Mr Sproat's well-known aversion to dance and aerobics and enthusiasm for competitive team games has not found favour with the nine-strong PE department in this comprehensive of around 1,500 pupils.
For the past eight years, head of department Peter Faulkner has been developing a policy of teaching mixed groups a balanced curriculum, giving a share of the time to health-related exercise. Dance was a challenge to some of the male staff, but "now they like teaching it and the kids love it", said Gordon Taylor, one of his colleagues.
"I don't see the need for the change in emphasis to games - politicians are harking back to mythical halcyon days. Games don't address the personal development of each child."

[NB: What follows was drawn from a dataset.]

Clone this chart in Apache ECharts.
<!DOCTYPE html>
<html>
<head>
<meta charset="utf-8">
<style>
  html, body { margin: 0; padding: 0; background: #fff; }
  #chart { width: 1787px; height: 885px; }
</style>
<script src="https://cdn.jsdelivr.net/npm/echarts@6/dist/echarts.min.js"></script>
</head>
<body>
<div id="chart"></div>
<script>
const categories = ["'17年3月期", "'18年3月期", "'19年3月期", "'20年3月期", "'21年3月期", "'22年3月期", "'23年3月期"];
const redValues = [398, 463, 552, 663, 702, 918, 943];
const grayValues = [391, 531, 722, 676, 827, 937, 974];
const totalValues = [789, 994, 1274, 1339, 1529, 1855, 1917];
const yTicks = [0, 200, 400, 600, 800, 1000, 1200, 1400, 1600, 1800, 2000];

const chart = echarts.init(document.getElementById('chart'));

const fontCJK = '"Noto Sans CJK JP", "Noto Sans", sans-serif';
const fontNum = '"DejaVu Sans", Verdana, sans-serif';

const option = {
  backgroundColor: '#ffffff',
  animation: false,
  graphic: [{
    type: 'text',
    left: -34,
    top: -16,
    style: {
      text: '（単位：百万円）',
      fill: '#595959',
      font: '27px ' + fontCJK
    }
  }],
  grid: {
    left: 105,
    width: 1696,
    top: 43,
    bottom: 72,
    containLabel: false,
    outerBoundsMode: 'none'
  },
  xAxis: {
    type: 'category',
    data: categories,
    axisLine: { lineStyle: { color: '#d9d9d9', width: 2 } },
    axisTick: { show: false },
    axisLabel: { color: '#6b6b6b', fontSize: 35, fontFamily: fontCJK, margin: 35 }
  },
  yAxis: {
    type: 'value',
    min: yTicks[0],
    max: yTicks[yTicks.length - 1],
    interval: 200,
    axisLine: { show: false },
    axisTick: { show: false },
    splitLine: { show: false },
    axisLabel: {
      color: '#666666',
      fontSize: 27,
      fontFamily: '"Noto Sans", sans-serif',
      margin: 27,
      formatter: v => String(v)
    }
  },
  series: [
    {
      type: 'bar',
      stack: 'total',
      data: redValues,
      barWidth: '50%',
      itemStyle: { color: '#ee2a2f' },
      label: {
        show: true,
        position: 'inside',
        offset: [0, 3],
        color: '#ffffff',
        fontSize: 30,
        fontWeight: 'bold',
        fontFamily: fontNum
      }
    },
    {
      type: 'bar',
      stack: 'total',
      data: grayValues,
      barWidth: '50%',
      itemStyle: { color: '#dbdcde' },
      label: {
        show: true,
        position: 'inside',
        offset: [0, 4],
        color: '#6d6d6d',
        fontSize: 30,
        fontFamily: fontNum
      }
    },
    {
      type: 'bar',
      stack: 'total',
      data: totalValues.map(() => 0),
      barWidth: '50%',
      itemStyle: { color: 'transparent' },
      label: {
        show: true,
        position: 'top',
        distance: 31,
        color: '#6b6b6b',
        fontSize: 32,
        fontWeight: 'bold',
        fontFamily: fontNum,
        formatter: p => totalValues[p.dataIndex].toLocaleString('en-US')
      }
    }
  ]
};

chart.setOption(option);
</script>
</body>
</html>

"Our job is to turn the pupils on to exercise and sport, make it enjoyable and keep them fit: does it really matter if it's football, hockey or step aerobics?" asked Mr Faulkner. Mandy Quill, another PE teacher, viewed compulsory games as a "dire" prospect. "Girls in particular will be turned off."
Mountbatten currently offers its 15 and 16-year-olds a choice between a variety of activities including squash, badminton, games, weight training, mountain biking, self-defence and ten-pin bowling as well as team games.

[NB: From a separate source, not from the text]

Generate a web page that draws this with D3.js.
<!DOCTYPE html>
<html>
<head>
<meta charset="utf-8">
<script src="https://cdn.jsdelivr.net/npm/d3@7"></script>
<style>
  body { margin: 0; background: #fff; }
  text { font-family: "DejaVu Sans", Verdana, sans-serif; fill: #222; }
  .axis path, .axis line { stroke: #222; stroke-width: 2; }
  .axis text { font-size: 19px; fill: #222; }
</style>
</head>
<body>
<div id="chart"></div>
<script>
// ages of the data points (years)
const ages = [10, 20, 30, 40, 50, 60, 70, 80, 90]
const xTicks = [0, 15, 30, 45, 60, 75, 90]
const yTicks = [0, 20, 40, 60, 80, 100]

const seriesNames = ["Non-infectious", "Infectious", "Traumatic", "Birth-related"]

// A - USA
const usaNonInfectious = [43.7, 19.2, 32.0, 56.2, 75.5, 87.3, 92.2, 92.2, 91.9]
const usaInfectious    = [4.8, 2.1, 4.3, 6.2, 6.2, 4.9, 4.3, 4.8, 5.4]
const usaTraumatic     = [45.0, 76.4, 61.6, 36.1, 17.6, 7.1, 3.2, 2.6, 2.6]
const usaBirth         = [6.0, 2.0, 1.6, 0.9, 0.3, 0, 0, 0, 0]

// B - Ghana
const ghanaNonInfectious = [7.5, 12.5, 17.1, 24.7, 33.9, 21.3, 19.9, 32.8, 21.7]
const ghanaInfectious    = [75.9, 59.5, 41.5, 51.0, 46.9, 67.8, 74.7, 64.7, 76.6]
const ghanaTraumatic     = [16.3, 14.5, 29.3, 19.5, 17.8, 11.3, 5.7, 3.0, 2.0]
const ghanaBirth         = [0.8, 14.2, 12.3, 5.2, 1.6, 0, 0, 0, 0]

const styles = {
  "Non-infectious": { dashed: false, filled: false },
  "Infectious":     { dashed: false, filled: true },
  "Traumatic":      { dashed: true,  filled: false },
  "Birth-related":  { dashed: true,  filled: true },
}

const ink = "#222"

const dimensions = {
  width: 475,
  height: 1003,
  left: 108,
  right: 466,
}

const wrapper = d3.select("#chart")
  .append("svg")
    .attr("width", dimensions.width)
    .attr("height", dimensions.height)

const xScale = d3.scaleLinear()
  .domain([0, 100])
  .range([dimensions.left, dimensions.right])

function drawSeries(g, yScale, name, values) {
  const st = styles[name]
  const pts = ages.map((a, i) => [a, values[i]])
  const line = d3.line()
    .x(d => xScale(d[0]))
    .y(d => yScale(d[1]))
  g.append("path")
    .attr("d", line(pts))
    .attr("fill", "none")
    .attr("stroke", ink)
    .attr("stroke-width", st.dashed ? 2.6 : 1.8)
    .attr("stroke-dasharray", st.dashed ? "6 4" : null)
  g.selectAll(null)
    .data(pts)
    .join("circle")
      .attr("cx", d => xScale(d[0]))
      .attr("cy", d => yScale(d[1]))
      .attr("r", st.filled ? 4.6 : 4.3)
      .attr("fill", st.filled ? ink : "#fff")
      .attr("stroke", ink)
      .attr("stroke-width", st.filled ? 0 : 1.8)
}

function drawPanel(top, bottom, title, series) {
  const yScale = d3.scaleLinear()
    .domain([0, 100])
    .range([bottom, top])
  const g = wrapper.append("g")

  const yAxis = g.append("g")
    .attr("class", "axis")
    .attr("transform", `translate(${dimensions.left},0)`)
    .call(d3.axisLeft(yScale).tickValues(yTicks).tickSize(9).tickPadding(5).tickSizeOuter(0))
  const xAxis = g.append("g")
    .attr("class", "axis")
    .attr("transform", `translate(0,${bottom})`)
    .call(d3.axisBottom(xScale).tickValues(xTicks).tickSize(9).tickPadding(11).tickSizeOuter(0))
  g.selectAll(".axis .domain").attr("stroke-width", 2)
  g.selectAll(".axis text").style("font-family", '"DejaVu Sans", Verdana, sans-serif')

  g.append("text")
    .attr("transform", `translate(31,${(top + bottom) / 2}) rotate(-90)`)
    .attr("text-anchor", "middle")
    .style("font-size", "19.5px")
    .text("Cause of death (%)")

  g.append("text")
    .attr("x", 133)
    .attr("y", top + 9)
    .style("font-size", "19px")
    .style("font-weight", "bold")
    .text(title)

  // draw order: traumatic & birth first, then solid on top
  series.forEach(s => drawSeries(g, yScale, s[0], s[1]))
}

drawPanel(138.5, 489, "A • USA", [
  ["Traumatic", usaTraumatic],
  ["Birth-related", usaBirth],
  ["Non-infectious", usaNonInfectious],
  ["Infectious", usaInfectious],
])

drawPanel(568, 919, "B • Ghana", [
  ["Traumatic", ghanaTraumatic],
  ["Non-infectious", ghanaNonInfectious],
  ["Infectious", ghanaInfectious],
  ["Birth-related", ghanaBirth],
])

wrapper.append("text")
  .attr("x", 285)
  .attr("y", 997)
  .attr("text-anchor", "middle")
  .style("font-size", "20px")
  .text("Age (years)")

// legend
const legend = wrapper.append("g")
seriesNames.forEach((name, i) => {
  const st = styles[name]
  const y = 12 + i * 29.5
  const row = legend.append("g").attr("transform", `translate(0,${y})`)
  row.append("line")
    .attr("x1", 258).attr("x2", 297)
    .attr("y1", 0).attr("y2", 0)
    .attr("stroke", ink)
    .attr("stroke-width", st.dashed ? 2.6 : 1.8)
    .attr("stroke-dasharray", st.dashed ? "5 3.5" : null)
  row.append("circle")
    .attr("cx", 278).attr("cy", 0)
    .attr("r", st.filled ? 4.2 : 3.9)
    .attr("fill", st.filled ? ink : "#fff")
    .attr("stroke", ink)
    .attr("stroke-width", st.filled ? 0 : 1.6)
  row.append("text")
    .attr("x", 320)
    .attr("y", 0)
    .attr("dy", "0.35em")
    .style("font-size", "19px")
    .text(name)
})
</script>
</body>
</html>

Mandy Quill thought some girls might opt for racquet sports, but others were "very poorly coordinated . . . it will be easier for them to opt out altogether. They will turn up without their kit."

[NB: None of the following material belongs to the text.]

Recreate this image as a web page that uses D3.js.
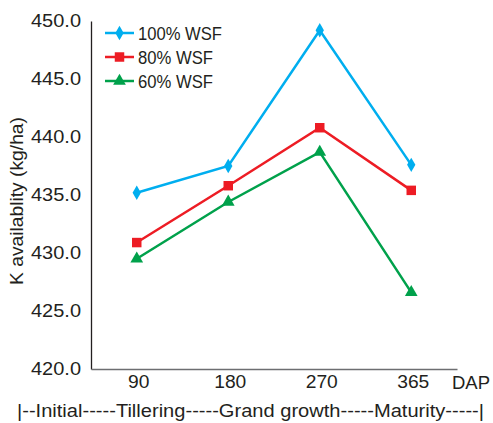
<!DOCTYPE html>
<html><head><meta charset="utf-8">
<script src="https://cdn.jsdelivr.net/npm/d3@7"></script>
<style>body{margin:0;background:#fff}svg{display:block;font-family:Arial,"Liberation Sans",sans-serif}</style>
</head><body>
<svg id="c" width="493" height="423"></svg>
<script>
const categories = ["90","180","270","365"];
const seriesNames = ["100% WSF","80% WSF","60% WSF"];
const wsf100 = [435.2, 437.5, 449.2, 437.6];
const wsf80 = [430.9, 435.8, 440.8, 435.4];
const wsf60 = [429.5, 434.4, 438.7, 426.6];
const yTicks = [420,425,430,435,440,445,450];
const colors = ["#00aeef","#ed1c24","#00a14b"];
const shapes = [d3.symbolDiamond, d3.symbolSquare, d3.symbolTriangle];
const seriesVals = [wsf100, wsf80, wsf60];
const FONT = "Arial,'Liberation Sans',sans-serif";
const TXT = "#231f20";

const svg = d3.select("#c");
const x = d3.scaleBand().domain(categories).range([91,457]).padding(0);
const y = d3.scaleLinear().domain([420,450]).range([369,21]);

// y axis
const ya = svg.append("g").attr("transform","translate(91,0)")
  .call(d3.axisLeft(y).tickValues(yTicks).tickSize(0).tickPadding(10).tickFormat(d3.format(".1f")));
ya.select(".domain").attr("stroke","#231f20").attr("stroke-width",1.3);
ya.selectAll("text").attr("font-size",17.5).attr("fill",TXT).attr("font-family",FONT)
  .attr("textLength",50).attr("lengthAdjust","spacingAndGlyphs");

// x axis
const xa = svg.append("g").attr("transform","translate(0,369)")
  .call(d3.axisBottom(x).tickSize(0).tickPadding(7));
xa.select(".domain").attr("stroke","#6d6e71").attr("stroke-width",1.3);
xa.selectAll("text").attr("font-size",17.5).attr("fill",TXT).attr("font-family",FONT)
  .attr("dx",2)
  .attr("textLength",d=>d.length*10.7).attr("lengthAdjust","spacingAndGlyphs");

svg.append("text").attr("x",452).attr("y",389).attr("font-size",17.5).attr("fill",TXT)
  .attr("textLength",38).attr("lengthAdjust","spacingAndGlyphs").text("DAP");
svg.append("text").attr("x",17).attr("y",417).attr("font-size",17.5).attr("fill",TXT)
  .attr("textLength",467).attr("lengthAdjust","spacingAndGlyphs")
  .text("|--Initial-----Tillering-----Grand growth-----Maturity-----|");

svg.append("text").attr("transform","translate(23,201) rotate(-90)").attr("text-anchor","middle")
  .attr("font-size",18).attr("fill",TXT).attr("textLength",168).attr("lengthAdjust","spacingAndGlyphs")
  .text("K availablity (kg/ha)");

const line = d3.line().x((d,i)=>x(categories[i])+x.bandwidth()/2).y(d=>y(d));
const sizes = [60, 90, 70];
seriesVals.forEach((vals,k)=>{
  svg.append("path").datum(vals).attr("d",line).attr("fill","none").attr("stroke",colors[k]).attr("stroke-width",2.5);
  svg.selectAll(null).data(vals).enter().append("path")
    .attr("d",d3.symbol().type(shapes[k]).size(sizes[k]))
    .attr("transform",(d,i)=>`translate(${x(categories[i])+x.bandwidth()/2},${y(d)})`)
    .attr("fill",colors[k]);
});

// legend
const legendLen = [84,75,75];
seriesNames.forEach((n,k)=>{
  const yy = 33 + k*24;
  svg.append("line").attr("x1",105).attr("x2",134).attr("y1",yy).attr("y2",yy).attr("stroke",colors[k]).attr("stroke-width",2.5);
  svg.append("path").attr("d",d3.symbol().type(shapes[k]).size(sizes[k])).attr("transform",`translate(119.5,${yy})`).attr("fill",colors[k]);
  svg.append("text").attr("x",138).attr("y",yy+6.5).attr("font-size",17.5).attr("fill",TXT)
    .attr("textLength",legendLen[k]).attr("lengthAdjust","spacingAndGlyphs").text(n);
});
</script>
</body></html>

The teachers are not just concerned about girls' physical well-being under the new regulations. Karen Bowen, who was putting her class through the Grease routine, thought that dance was just as beneficial for boys as for girls, especially for those who were not good at games. "We don't want to turn them off exercise."
Girls often take the lead in organising group work in exercise, gym, and dance: the planning part of the general requirements for the national curriculum which is followed by performance and evaluation. Mr Taylor is keen to keep boys interested in these activities so that they can learn from the girls how to use their imagination and communication skills. Group work benefits both boys and girls, he said, as it modifies boys' behaviour and can encourage girls' self-confidence.
Everyone does volleyball in Year 9 and Tchoukball (another handball game) in Years 7 and 8 to teach hand-eye co-ordination. Soccer and rugby are not on offer to Years 7 and 8 as the department reckons that enough is available out of hours. Girls' soccer has taken off, Mr Taylor said, adding that the school is keen to build bridges between its sports activities and those of the community with a view to pupils keeping up their sport when they leave.
When the timetable was reorganised two years ago, 50 minutes out of the 150-minute allocation to PE at key stage 3 were given to games, the rest to the PE curriculum. The aim was to prevent games from dominating throughout.
Mountbatten takes part in various county and local leagues, including sports acrobatics - a mixture of gym and dance skills, especially popular with Year 9 and 10 girls - as well as the conventional cricket, soccer and netball.
Its sporting diet was given an unsolicited testimonial by Duncan Henderson, a student at West Sussex College who has done four teaching practices at Mountbatten. He likes its approach because "everyone joins in and tries everything. Kids aren't pushed towards a particular sport because it's a favourite with one of the teachers."